Consumer sentiment in the U.S. has unexpectedly deteriorated in the month of January, according to a report released by Thomson Reuters and the University of Michigan on Friday.
The report showed that the preliminary reading on the consumer sentiment index for January came in at 71.3 compared to the final December reading of 72.9.
The drop by the consumer sentiment index came as a surprise to economists, who had expected the index to climb to a reading of 75.0.
With the unexpected decrease, the index fell for the second consecutive month, hitting its lowest level since December of 2011.
The drop in consumer sentiment was partly due to dissatisfaction with the fiscal cliff negotiations, with Congress forced to reach a last-minute deal that still leaves some tough fights ahead.
Jennifer Lee, senior economist at BMO Capital Markets, said, "When one swerves at the last minute and avoids driving off a cliff, and the one in reference being the U.S. economy, it allows our heartbeats to return to normal but it does not necessarily lift confidence in the process."
"Frankly though, it is surprising that consumer confidence didn't rise at all. Not one iota," she added. "I wasn't expecting consumers to 'party like it's 3012 tonight' but the last minute deal was a last minute deal and that fact did not give much comfort to Americans, as evidenced by the latest confidence survey."
The report showed a notable decrease by the reading on current economic conditions, which fell to 84.8 in January from 87.0 in December.

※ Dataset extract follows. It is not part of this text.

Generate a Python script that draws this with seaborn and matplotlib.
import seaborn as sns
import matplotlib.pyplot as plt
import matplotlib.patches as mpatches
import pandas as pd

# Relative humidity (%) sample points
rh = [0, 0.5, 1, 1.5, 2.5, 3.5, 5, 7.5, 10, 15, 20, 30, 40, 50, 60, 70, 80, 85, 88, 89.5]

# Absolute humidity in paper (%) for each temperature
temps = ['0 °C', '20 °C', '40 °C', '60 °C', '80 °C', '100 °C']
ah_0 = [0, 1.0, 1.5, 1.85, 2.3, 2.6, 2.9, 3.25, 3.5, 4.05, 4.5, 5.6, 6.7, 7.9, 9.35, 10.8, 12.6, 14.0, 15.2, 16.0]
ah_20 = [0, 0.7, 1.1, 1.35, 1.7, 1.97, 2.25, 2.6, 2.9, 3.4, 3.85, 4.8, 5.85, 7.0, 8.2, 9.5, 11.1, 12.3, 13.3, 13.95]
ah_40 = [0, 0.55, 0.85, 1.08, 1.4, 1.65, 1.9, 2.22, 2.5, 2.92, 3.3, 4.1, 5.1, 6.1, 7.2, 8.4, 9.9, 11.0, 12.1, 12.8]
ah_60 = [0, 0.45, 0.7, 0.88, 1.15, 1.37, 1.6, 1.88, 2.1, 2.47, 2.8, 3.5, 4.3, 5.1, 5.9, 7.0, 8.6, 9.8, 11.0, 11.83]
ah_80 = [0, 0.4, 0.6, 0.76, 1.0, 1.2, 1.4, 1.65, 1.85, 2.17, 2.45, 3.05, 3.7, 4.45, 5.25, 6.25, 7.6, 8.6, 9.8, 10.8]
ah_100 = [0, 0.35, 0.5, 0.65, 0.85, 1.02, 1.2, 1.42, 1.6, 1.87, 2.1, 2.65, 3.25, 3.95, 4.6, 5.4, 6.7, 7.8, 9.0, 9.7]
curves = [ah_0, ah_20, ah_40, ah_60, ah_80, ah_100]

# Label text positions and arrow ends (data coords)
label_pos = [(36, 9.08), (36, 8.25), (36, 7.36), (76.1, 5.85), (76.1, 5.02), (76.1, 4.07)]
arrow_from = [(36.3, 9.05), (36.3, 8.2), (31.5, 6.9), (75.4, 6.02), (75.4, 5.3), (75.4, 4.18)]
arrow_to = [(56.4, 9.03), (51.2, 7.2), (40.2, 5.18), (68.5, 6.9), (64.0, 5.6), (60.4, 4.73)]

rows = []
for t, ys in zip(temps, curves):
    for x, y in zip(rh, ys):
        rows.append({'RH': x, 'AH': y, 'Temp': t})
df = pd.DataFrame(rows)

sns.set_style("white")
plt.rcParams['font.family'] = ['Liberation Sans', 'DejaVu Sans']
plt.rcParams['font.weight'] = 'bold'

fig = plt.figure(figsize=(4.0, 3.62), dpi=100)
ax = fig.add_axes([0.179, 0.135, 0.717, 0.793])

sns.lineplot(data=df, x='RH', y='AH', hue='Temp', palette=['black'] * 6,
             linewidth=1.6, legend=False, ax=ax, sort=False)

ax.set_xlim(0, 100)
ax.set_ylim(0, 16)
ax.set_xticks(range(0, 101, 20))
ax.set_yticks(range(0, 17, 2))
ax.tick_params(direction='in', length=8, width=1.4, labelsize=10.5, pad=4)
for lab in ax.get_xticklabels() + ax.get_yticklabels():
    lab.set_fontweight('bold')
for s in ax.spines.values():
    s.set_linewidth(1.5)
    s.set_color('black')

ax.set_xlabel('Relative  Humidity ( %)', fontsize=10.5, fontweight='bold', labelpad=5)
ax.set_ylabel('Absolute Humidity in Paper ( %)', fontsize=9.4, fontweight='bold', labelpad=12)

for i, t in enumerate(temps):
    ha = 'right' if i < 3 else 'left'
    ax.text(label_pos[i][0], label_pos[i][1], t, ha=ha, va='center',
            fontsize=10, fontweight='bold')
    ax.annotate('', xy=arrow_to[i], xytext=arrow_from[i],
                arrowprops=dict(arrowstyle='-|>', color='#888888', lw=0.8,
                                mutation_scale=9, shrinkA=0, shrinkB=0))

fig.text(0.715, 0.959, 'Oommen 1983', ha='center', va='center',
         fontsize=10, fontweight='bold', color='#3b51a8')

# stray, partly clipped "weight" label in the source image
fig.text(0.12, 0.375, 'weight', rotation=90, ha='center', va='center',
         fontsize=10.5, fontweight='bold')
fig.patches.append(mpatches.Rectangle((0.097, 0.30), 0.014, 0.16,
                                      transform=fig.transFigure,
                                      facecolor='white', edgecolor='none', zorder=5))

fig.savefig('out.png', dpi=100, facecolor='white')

The drop pulled the index to its lowest level since July.
The expectations index showed a more modest decrease, edging down to 62.7 from 63.8, although it still hit its lowest level since November of 2011.
Meanwhile, the report also said one-year inflation expectations rose to 3.4 percent in January from 3.2 percent in December. The five-to-ten-year inflation outlook was unchanged at 2.9 percent.